Kondisi ini menegaskan dua hal, efisiensi rantai pasok global yang terhubung kuat dengan negara-negara tersebut, sekaligus risiko ketergantungan yang tinggi. Ketika Tiongkok mengalami perlambatan ekonomi atau gejolak geopolitik, dampaknya bisa langsung terasa di Indonesia.
Kontribusi antarprovinsi Jakarta sebagai jantung
Distribusi impor antar provinsi juga menunjukkan ketimpangan. DKI Jakarta mendominasi dengan 9,34 miliar dolar atau 48,34 persen dari total impor. Angka ini naik 7,6 persen dibanding tahun lalu. Pelabuhan Tanjung Priok menjadi pusat utama arus kontainer yang masuk dari seluruh dunia.
Provinsi lain dengan kontribusi besar antara lain Jawa Timur 2,24 miliar dolar (11,62 persen), Kepulauan Riau 1,87 miliar dolar (9,69 persen), Sulawesi Tengah 1,12 miliar dolar (5,79 persen), dan Jawa Tengah 1,06 miliar dolar (5,48 persen). Sementara provinsi-provinsi lain mencatat kontribusi di bawah lima persen.
Beberapa provinsi menunjukkan lonjakan signifikan, seperti Kepulauan Riau naik 35,8 persen, Sulawesi Tengah naik 34,96 persen, dan Maluku Utara naik 65,84 persen. Namun ada juga yang turun tajam, seperti Sulawesi Tenggara anjlok 71,6 persen dan Jawa Barat turun 36,23 persen. Hal ini menandakan bahwa dinamika impor erat kaitannya dengan basis industri dan infrastruktur pelabuhan di masing-masing daerah.
Golongan penggunaan bahan baku tetap mendominasi
Dari sudut penggunaan, bahan baku dan penolong tetap mendominasi dengan kontribusi 69,06 persen atau 13,35 miliar dolar. Barang modal menyumbang 21,63 persen (4,18 miliar dolar), sementara barang konsumsi 9,31 persen (1,8 miliar dolar).
Meski barang konsumsi relatif kecil, kontribusinya sedikit naik dibanding bulan sebelumnya. Hal ini mencerminkan daya beli masyarakat yang terjaga. Namun dari sisi industri, dominasi bahan baku menunjukkan ketergantungan pada pasokan luar negeri masih besar untuk menopang produksi domestik.

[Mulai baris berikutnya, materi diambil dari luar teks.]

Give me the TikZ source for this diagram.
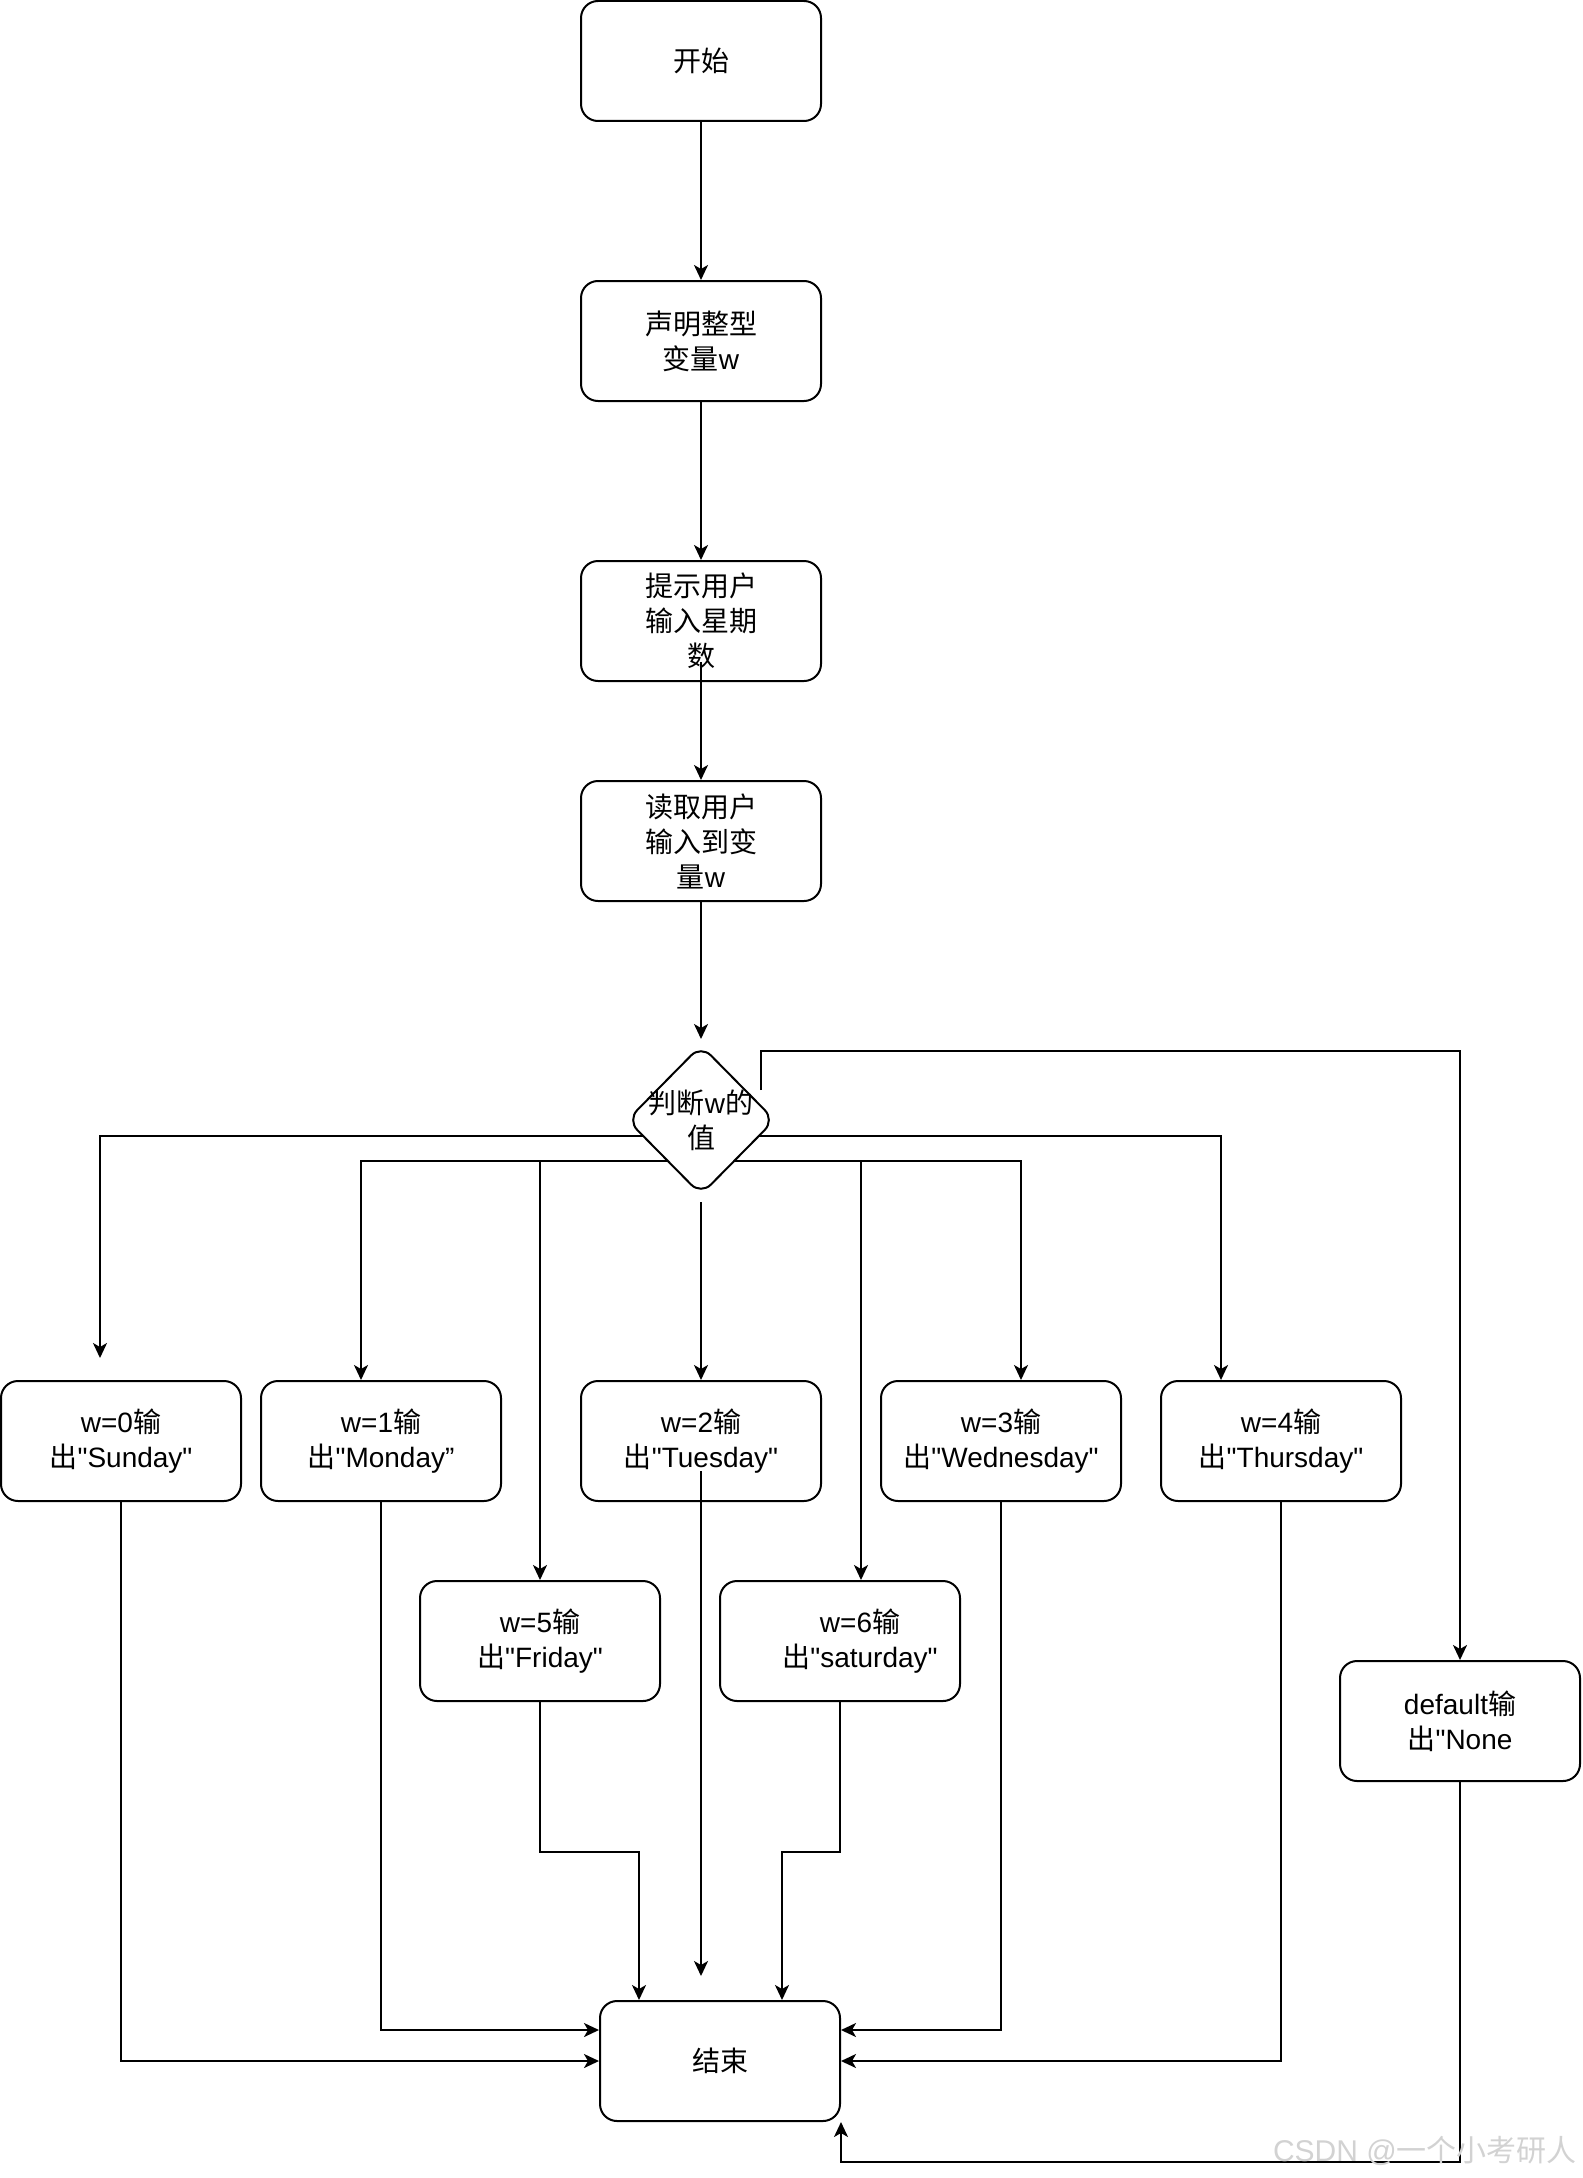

Implikasi kebijakan keseimbangan yang rapuh
Ada beberapa catatan penting dari data impor Juni 2025. Pertama, kemandirian energi belum tercapai. Meski impor migas menurun, penurunan lebih disebabkan oleh faktor harga global ketimbang peningkatan produksi dalam negeri. Kedua, kebutuhan industrialisasi meningkat. Lonjakan impor mesin dan kendaraan mengindikasikan percepatan pembangunan infrastruktur dan manufaktur. Pemerintah perlu memastikan transfer teknologi berjalan agar tidak sekadar menjadi konsumen.
Ketiga, ketergantungan pada Tiongkok terlalu besar. Dengan porsi impor lebih dari sepertiga, Indonesia perlu mendiversifikasi mitra dagang agar lebih tahan guncangan. Keempat, ketimpangan regional masih lebar. Konsentrasi impor di Jakarta dan beberapa provinsi besar menunjukkan distribusi logistik belum merata. Investasi pelabuhan dan kawasan industri di luar Jawa penting untuk pemerataan ekonomi. Kelima, barang konsumsi meningkat. Peningkatan impor barang konsumsi harus diimbangi dengan perlindungan industri lokal agar tidak kalah bersaing.
Antara peluang dan risiko
Impor Juni 2025 menampilkan wajah ganda Indonesia. Dari satu sisi, penurunan migas dan peningkatan nonmigas adalah kabar baik bagi transformasi industri. Dari sisi lain, dominasi Tiongkok dan konsentrasi regional menunjukkan kerentanan struktural yang perlu diantisipasi.
Indonesia berada di titik keseimbangan baru. Pertumbuhan industri membuka peluang bagi kemandirian ekonomi, tetapi tanpa strategi diversifikasi dan penguatan produksi dalam negeri, keseimbangan ini akan rapuh. Kebijakan yang menekankan hilirisasi, pengembangan industri substitusi impor, serta diversifikasi mitra dagang menjadi kunci agar Indonesia tidak hanya menjadi pasar, melainkan juga pemain penting dalam rantai pasok global.